You know that arching, corrosive feeling, when you’ve numbed yourself with routine so thoroughly it becomes a kind of narcotic? Loneliness doesn’t vanish, of course—it sits there, patient and possessive, like a soul bent on devouring you whenever you stop moving. And so you work, you read, you exhaust yourself with schedules, with golden rules you’ve drawn up only to keep the noise at bay. Rules which you believed, for a long while, were inviolate. Bed at this time. Up at this time. Study, speak little, let nothing run too deep. And if you broke them? God—it was laughable, wasn’t it, how transgressive it felt to ruin something so insignificant. To stay up too late. To sit outside when you should have been asleep. To bend your own structure until it cracked. And yet, the smallest fracture made you feel like a rebel, like a god.

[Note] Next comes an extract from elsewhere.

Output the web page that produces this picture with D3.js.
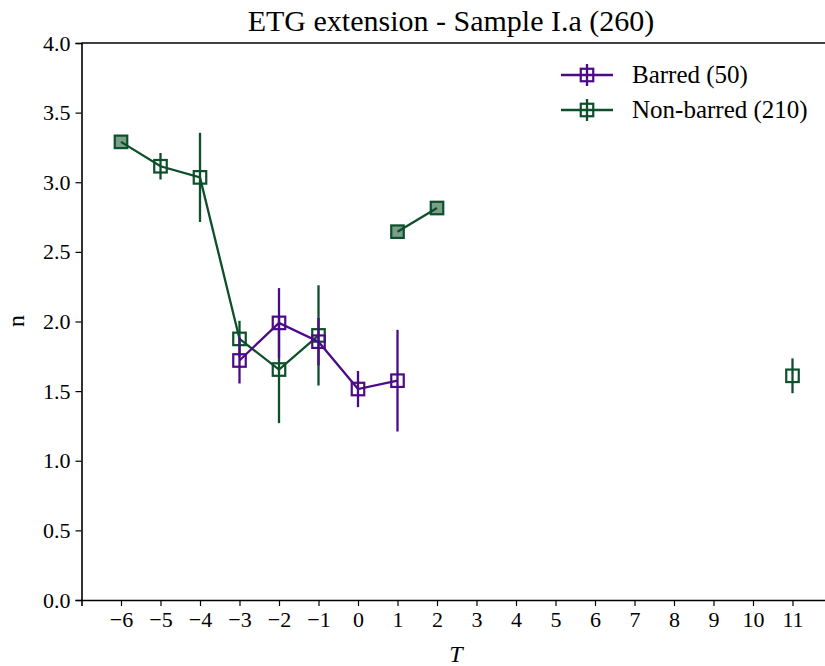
<!DOCTYPE html>
<html>
<head>
<meta charset="utf-8">
<script src="https://cdn.jsdelivr.net/npm/d3@7"></script>
<style>
  html, body { margin: 0; padding: 0; background: #fff; }
  svg text { font-family: "Liberation Serif", "Times New Roman", Times, serif; }
</style>
</head>
<body>
<svg id="chart" width="825" height="666"></svg>
<script>
const FONT = "Liberation Serif, Times New Roman, Times, serif";

// Morphological type T on the x axis
const tValues = [-6, -5, -4, -3, -2, -1, 0, 1, 2, 3, 4, 5, 6, 7, 8, 9, 10, 11];
const yTicks = [0.0, 0.5, 1.0, 1.5, 2.0, 2.5, 3.0, 3.5, 4.0];

// Barred galaxies: T, mean n, error
const barredT   = [-3, -2, -1, 0, 1];
const barredN   = [1.72, 1.99, 1.855, 1.515, 1.575];
const barredErr = [0.165, 0.25, 0.17, 0.13, 0.365];
const barredFilled = [false, false, false, false, false];

// Non-barred galaxies (null = no galaxies at that T, which breaks the line)
const nonbarT   = [-6, -5, -4, -3, -2, -1, 0, 1, 2, 3, 4, 5, 6, 7, 8, 9, 10, 11];
const nonbarN   = [3.29, 3.115, 3.035, 1.875, 1.655, 1.90, null, 2.645, 2.815, null, null, null, null, null, null, null, null, 1.61];
const nonbarErr = [0, 0.095, 0.32, 0.13, 0.385, 0.36, null, 0, 0, null, null, null, null, null, null, null, null, 0.125];
const nonbarFilled = [true, false, false, false, false, false, false, true, true, false, false, false, false, false, false, false, false, false];

const series = [
  { name: "Non-barred (210)", color: "#0c4f2a", fill: "rgba(12,79,42,0.55)", t: nonbarT, n: nonbarN, err: nonbarErr, filled: nonbarFilled },
  { name: "Barred (50)", color: "#4b0a87", fill: "rgba(75,10,135,0.55)", t: barredT, n: barredN, err: barredErr, filled: barredFilled }
];
const legendOrder = [series[1], series[0]];

const svg = d3.select("#chart");
const x = d3.scaleLinear().domain([-7, 12]).range([81.5, 832]);
const y = d3.scaleLinear().domain([0, 4]).range([600, 43]);

// Axes
const xAxis = d3.axisBottom(x).tickValues(tValues).tickSize(6).tickPadding(5)
  .tickFormat(d => d < 0 ? "\u2212" + Math.abs(d) : String(d));
const yAxis = d3.axisLeft(y).tickValues(yTicks).tickSize(6).tickPadding(5)
  .tickFormat(d3.format(".1f"));

const gx = svg.append("g").attr("transform", "translate(0,600)").call(xAxis);
const gy = svg.append("g").attr("transform", "translate(81.5,0)").call(yAxis);
[gx, gy].forEach(g => {
  g.attr("font-family", FONT).attr("font-size", 22);
  g.select(".domain").attr("stroke", "#000").attr("stroke-width", 1.6);
  g.selectAll(".tick line").attr("stroke", "#000").attr("stroke-width", 1.2);
  g.selectAll(".tick text").attr("fill", "#000").attr("font-family", FONT).attr("font-size", 22);
});
// top spine
svg.append("line").attr("x1", 81.5).attr("x2", 832).attr("y1", 43).attr("y2", 43)
  .attr("stroke", "#000").attr("stroke-width", 1.6);

// Title and axis labels
svg.append("text").attr("x", 451).attr("y", 31).attr("text-anchor", "middle")
  .attr("font-family", FONT).attr("font-size", 30).text("ETG extension - Sample I.a (260)");
svg.append("text").attr("x", 456).attr("y", 662).attr("text-anchor", "middle")
  .attr("font-family", FONT).attr("font-size", 24).attr("font-style", "italic").text("T");
svg.append("text").attr("transform", "translate(24,321) rotate(-90)").attr("text-anchor", "middle")
  .attr("font-family", FONT).attr("font-size", 24).text("n");

// Series
const line = d3.line().defined(d => d.n !== null).x(d => x(d.t)).y(d => y(d.n));
const ms = 12.5;
series.forEach(s => {
  const pts = s.t.map((t, i) => ({ t, n: s.n[i], e: s.err[i], f: s.filled[i] }));
  const g = svg.append("g");
  g.append("path").datum(pts).attr("d", line).attr("fill", "none")
    .attr("stroke", s.color).attr("stroke-width", 2.3);
  const valid = pts.filter(d => d.n !== null);
  g.selectAll("line.err").data(valid.filter(d => d.e > 0)).join("line")
    .attr("x1", d => x(d.t)).attr("x2", d => x(d.t))
    .attr("y1", d => y(d.n - d.e)).attr("y2", d => y(d.n + d.e))
    .attr("stroke", s.color).attr("stroke-width", 2.3);
  g.selectAll("rect").data(valid).join("rect")
    .attr("x", d => x(d.t) - ms / 2).attr("y", d => y(d.n) - ms / 2)
    .attr("width", ms).attr("height", ms)
    .attr("fill", d => d.f ? s.fill : "none")
    .attr("stroke", s.color).attr("stroke-width", 2.2);
});

// Legend
const lg = svg.append("g");
legendOrder.forEach((s, i) => {
  const cy = 75 + i * 35;
  lg.append("line").attr("x1", 561).attr("x2", 613).attr("y1", cy).attr("y2", cy)
    .attr("stroke", s.color).attr("stroke-width", 2.3);
  lg.append("line").attr("x1", 587).attr("x2", 587).attr("y1", cy - 11).attr("y2", cy + 11)
    .attr("stroke", s.color).attr("stroke-width", 2.3);
  lg.append("rect").attr("x", 587 - ms / 2).attr("y", cy - ms / 2).attr("width", ms).attr("height", ms)
    .attr("fill", "none").attr("stroke", s.color).attr("stroke-width", 2.2);
  lg.append("text").attr("x", 632).attr("y", cy + 8)
    .attr("font-family", FONT).attr("font-size", 25).text(s.name);
});
</script>
</body>
</html>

You wished for more. More of the late nights, when anxiety would have pinned you down, but the company—the voice, his voice—freed you of it. When you sat on benches, not talking sense, neither of you saying I don’t know because somehow you always did. Every sentence, even the half-formed ones, had answers. And in the quiet drift closer and closer, you two, as if the dark itself pushed you together, cats gathering under the orange lamps, strangers smoking by the library steps.
You should have known. God, you did know. When you broke your rules once, it was already too late. You wanted more. Greedy. Hungry. You’d tasted something too dangerous—warmth, attention, a pulse you wanted quicker under your hand—and you wished for it shamelessly. You thought of his heart, steady against your shoulder, and imagined it faster, ragged, because of you. And in wanting that you tipped the balance.
And now—cut off. No more him. He said he liked you, yes, but it was fragile, conditional. And then it broke. Now he walks past you in the halls like you’re only a column in the architecture of Hampden, something to be skirted around. You, who carry so many of his words stored in your chest like contraband, reduced to nothing. It’s a kind of death, this silence, this exile. And worse—how do you return? How do you go back to your old life, when you didn’t even know what you were missing? When the smallest morsels once made you feel full, and now you can’t help but crave the whole feast?
You see him now. After class, the yard stretching pale and cold around Hampden’s brick and stone, Henry at a distance, back turned. You ache for something shameful, cruel even: that he’ll turn, that he’ll see you, that he’ll come and sit as if nothing were broken, as if those nights till six in the morning had never stopped. You know you were selfish, you know you pressed your hunger onto him, made him carry something he never wanted. And yet, still, you want.
And then—he does turn. His gaze brushes past the others and, for one quick, disarming instant, lands on you. His glasses catch the light, his voice low, precise, carrying just enough irony to sting: “I thought you’d gone back to your room. It’s rather cold to be loitering here.”